While we did not personally know Rev. David Dingwall, we have learned a tremendous amount about him over the last couple days and it’s impossible not to feel a sense of tremendous loss.
How else can anyone feel? Dingwall was a husband, father, community leader, a volunteer, a recreational soccer coach and spiritual leader and advisor.
Along with that sense of loss, there is a great irony in this week’s fire, as there was a fire earlier this month on the St. Paul’s by the Sea Episcopal Church grounds that Dingwall addressed recently.
Resident Kelley Keyes Bjorkland shared with us this week a post by Dingwall about that fire and what it would mean for the church and its parishioners if it was worse than it turned out.
“Sometime last weekend there was a fire here at the church. From what we have learned from the police and the Fire Marshall’s office, it seems that someone set a fire in a plastic bucket … most likely in an attempt to keep warm on a cold November night. Unfortunately, they placed the bucket on the porch outside the office door and it burned a fairly large hole in the deck. The hole is less than a foot from the wooden wall of the old rectory … and we are extremely lucky that the entire building: offices, church and potentially even Dewees Hall, weren’t completely destroyed by fire.
“I know that we are all grateful that only minimal damage was done … but I want you to imagine that that is not what happened. Imagine that the flames from the bucket had set the wall on fire … that in short order the office building was completely engulfed in flames, that the church itself was consumed by fire and that by early last Sunday morning all that was left was the smoldering wreckage of what once was the campus of Saint Paul’s By-The-Sea. Can you imagine how you might feel?”
That message rings disturbingly familiar to what we saw this week and his words bring even more sentimentality into this emotionally-charged reality.
Dingwall was a man of God, obviously, but his charisma and eloquence with his message is what stood out to many this week and will not be forgotten by those fortunate enough to be married by him, have a loved one laid to rest by him, his church members and family and by many who didn’t know him.
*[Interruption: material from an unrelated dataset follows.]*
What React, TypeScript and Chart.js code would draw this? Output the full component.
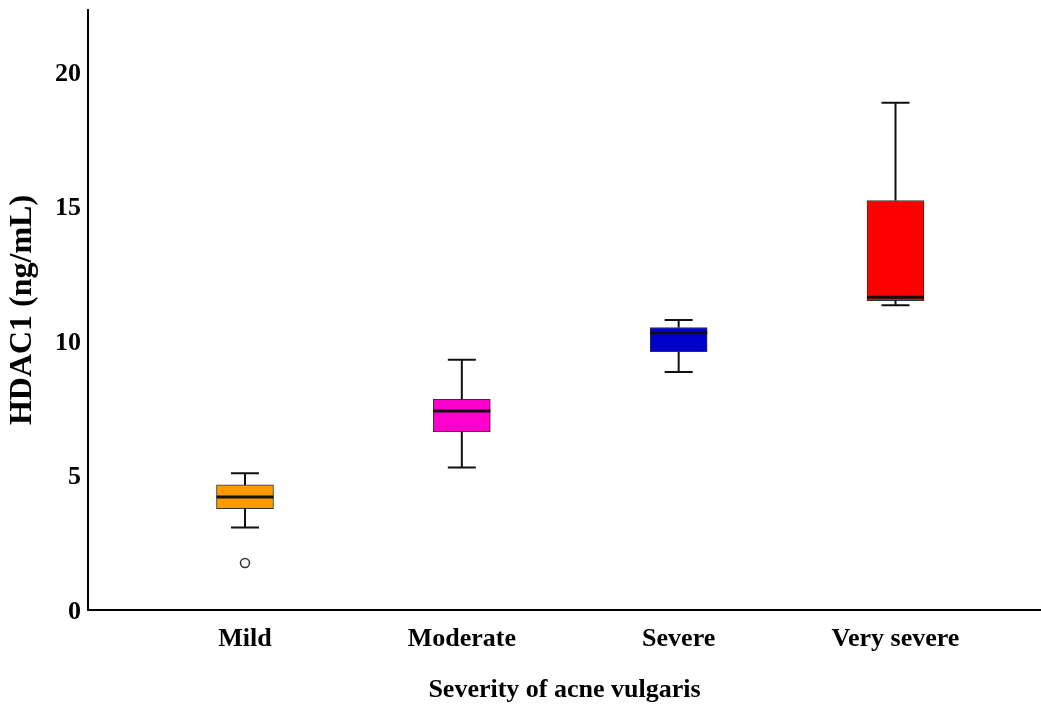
import React, { useEffect, useRef } from "react";
import { Chart, registerables } from "chart.js";

Chart.register(...registerables);

const categories = ["Mild", "Moderate", "Severe", "Very severe"];
const positions = [1, 2, 3, 4];
const whiskerLow = [3.07, 5.3, 8.85, 11.33];
const q1 = [3.77, 6.63, 9.6, 11.5];
const median = [4.2, 7.4, 10.3, 11.62];
const q3 = [4.65, 7.83, 10.5, 15.22];
const whiskerHigh = [5.08, 9.3, 10.78, 18.85];
const outlierPositions = [1];
const outlierValues = [1.75];
const boxColors = ["#FF9900", "#FF00CC", "#0000CC", "#FF0000"];
const yTicks = [0, 5, 10, 15, 20];

const FONT_FAMILY = "'Liberation Serif', 'Times New Roman', serif";

const boxPlotPlugin = {
  id: "boxPlotExtras",
  afterDatasetsDraw(chart: any) {
    const x = chart.scales.x;
    const y = chart.scales.y;
    const ctx = chart.ctx;
    ctx.save();
    const boxHalf = 28.5;
    const capHalf = 14;
    positions.forEach((p, i) => {
      const cx = x.getPixelForValue(p);
      const yLow = y.getPixelForValue(whiskerLow[i]);
      const yQ1 = y.getPixelForValue(q1[i]);
      const yQ3 = y.getPixelForValue(q3[i]);
      const yHigh = y.getPixelForValue(whiskerHigh[i]);
      const yMed = y.getPixelForValue(median[i]);
      ctx.strokeStyle = "#111";
      ctx.lineWidth = 2;
      ctx.beginPath();
      ctx.moveTo(cx, yLow);
      ctx.lineTo(cx, yQ1);
      ctx.moveTo(cx, yQ3);
      ctx.lineTo(cx, yHigh);
      ctx.moveTo(cx - capHalf, yLow);
      ctx.lineTo(cx + capHalf, yLow);
      ctx.moveTo(cx - capHalf, yHigh);
      ctx.lineTo(cx + capHalf, yHigh);
      ctx.stroke();
      ctx.lineWidth = 3;
      ctx.beginPath();
      ctx.moveTo(cx - boxHalf, yMed);
      ctx.lineTo(cx + boxHalf, yMed);
      ctx.stroke();
    });
    ctx.restore();
  },
};

export default function App() {
  const canvasRef = useRef<HTMLCanvasElement | null>(null);

  useEffect(() => {
    document.body.style.margin = "0";
    const canvas = canvasRef.current;
    if (!canvas) return;
    const font = { family: FONT_FAMILY, size: 26, weight: "bold" as const };
    const yTitleFont = { family: FONT_FAMILY, size: 32, weight: "bold" as const };
    const chart = new Chart(canvas, {
      type: "bar",
      data: {
        datasets: [
          {
            type: "bar",
            data: positions.map((p, i) => ({ x: p, y: [q1[i], q3[i]] })) as any,
            backgroundColor: boxColors,
            borderColor: "#333",
            borderWidth: 1,
            borderSkipped: false,
            barThickness: 57,
          },
          {
            type: "scatter",
            data: outlierPositions.map((p, i) => ({ x: p, y: outlierValues[i] })),
            pointStyle: "circle",
            pointRadius: 4.5,
            pointBackgroundColor: "#fff",
            pointBorderColor: "#333",
            pointBorderWidth: 1.5,
          } as any,
        ],
      },
      options: {
        animation: false,
        responsive: false,
        maintainAspectRatio: false,
        devicePixelRatio: 1,
        layout: { autoPadding: false, padding: { top: 10, right: 0, bottom: 0, left: 0 } },
        plugins: { legend: { display: false }, tooltip: { enabled: false } },
        scales: {
          x: {
            type: "linear",
            offset: false,
            min: 0.276,
            max: 4.671,
            grid: { display: false, drawTicks: false },
            border: { display: true, color: "#000", width: 2 },
            afterBuildTicks: (s: any) => {
              s.ticks = positions.map((v) => ({ value: v }));
            },
            afterFit: (s: any) => {
              s.height = 96;
              s.paddingLeft = 0;
              s.paddingRight = 0;
            },
            ticks: {
              color: "#000",
              font,
              padding: 14,
              maxRotation: 0,
              autoSkip: false,
              callback: (v: any) => {
                const idx = positions.indexOf(Number(v));
                return idx >= 0 ? categories[idx] : "";
              },
            },
            title: {
              display: true,
              text: "Severity of acne vulgaris",
              color: "#000",
              font,
              padding: { top: 0, bottom: 0 },
            },
          },
          y: {
            type: "linear",
            min: 0,
            max: 22.3,
            grid: { display: false, drawTicks: false },
            border: { display: true, color: "#000", width: 2 },
            afterBuildTicks: (s: any) => {
              s.ticks = yTicks.map((v) => ({ value: v }));
            },
            afterFit: (s: any) => {
              s.width = 88;
              s.paddingTop = 0;
              s.paddingBottom = 0;
            },
            ticks: { color: "#000", font, padding: 7, labelOffset: 2 },
            title: {
              display: true,
              text: "HDAC1 (ng/mL)",
              color: "#000",
              font: yTitleFont,
              padding: { top: 4, bottom: 0 },
            },
          },
        },
      },
      plugins: [boxPlotPlugin],
    });
    return () => chart.destroy();
  }, []);

  return (
    <div style={{ width: 1041, height: 706, position: "relative" }}>
      <canvas ref={canvasRef} width={1041} height={706} />
    </div>
  );
}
The fact he was a “brother in Christ” as the Episcopal Diocese of Easton put it this week, makes his untimely and cruel death even more disturbing. The Bible reminds us often not to question God’s way, but there are times in particular heartache that it’s inevitable to wonder why and how. In other words, to question in the heart and mind how this could be so.
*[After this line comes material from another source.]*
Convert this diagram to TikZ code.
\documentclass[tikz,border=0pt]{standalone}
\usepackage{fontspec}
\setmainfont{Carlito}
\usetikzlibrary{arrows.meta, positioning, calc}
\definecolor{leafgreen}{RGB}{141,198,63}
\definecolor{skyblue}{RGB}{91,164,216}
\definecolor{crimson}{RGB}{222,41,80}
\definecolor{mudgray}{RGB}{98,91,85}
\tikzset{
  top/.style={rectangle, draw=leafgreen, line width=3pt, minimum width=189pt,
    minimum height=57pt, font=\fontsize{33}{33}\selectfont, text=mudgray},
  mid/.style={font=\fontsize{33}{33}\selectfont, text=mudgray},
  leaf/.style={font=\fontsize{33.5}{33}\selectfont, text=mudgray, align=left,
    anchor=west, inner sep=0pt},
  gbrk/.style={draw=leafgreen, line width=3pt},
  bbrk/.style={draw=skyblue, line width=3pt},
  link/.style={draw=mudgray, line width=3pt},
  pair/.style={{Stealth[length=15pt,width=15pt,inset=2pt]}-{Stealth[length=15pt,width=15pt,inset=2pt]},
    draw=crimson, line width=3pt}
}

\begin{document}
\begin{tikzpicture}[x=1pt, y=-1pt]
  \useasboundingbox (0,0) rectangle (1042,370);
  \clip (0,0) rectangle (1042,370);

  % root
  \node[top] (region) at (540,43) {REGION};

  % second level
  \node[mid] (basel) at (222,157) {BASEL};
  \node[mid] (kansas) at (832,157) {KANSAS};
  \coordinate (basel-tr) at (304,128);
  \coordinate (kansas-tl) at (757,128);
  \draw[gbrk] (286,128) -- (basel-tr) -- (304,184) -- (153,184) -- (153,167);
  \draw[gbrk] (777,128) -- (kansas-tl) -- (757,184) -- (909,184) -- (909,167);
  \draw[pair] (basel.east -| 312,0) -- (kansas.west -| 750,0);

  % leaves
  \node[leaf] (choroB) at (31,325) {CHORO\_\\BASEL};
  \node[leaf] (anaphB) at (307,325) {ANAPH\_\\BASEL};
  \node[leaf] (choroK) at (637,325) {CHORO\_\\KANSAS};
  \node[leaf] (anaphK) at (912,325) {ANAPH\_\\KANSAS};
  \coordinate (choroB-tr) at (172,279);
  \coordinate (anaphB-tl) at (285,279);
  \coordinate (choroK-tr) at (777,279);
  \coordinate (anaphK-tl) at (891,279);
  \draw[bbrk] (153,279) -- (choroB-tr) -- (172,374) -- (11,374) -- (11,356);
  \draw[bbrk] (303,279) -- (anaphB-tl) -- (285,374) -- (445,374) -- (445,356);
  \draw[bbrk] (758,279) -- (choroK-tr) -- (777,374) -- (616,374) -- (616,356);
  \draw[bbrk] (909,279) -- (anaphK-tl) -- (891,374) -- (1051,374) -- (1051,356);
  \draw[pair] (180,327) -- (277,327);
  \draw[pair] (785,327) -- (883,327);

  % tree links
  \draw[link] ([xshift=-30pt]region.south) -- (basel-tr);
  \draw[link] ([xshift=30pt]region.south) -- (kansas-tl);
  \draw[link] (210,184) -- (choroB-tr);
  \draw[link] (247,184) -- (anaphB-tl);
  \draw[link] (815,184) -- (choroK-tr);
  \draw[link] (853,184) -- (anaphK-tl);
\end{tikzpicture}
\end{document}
To remember, understand and accept all things happen for a reason under God’s will and his plan will help with the grieving in the long run, but in the meantime it’s okay to hurt and shed tears for this is a tremendous and unfair loss for the entire community. It’s a show of respect to the deceased and the life he led.
This week was a test of faith, no question, and Dingwall would be the first to remind us all we must continue to believe even in the darkest hours.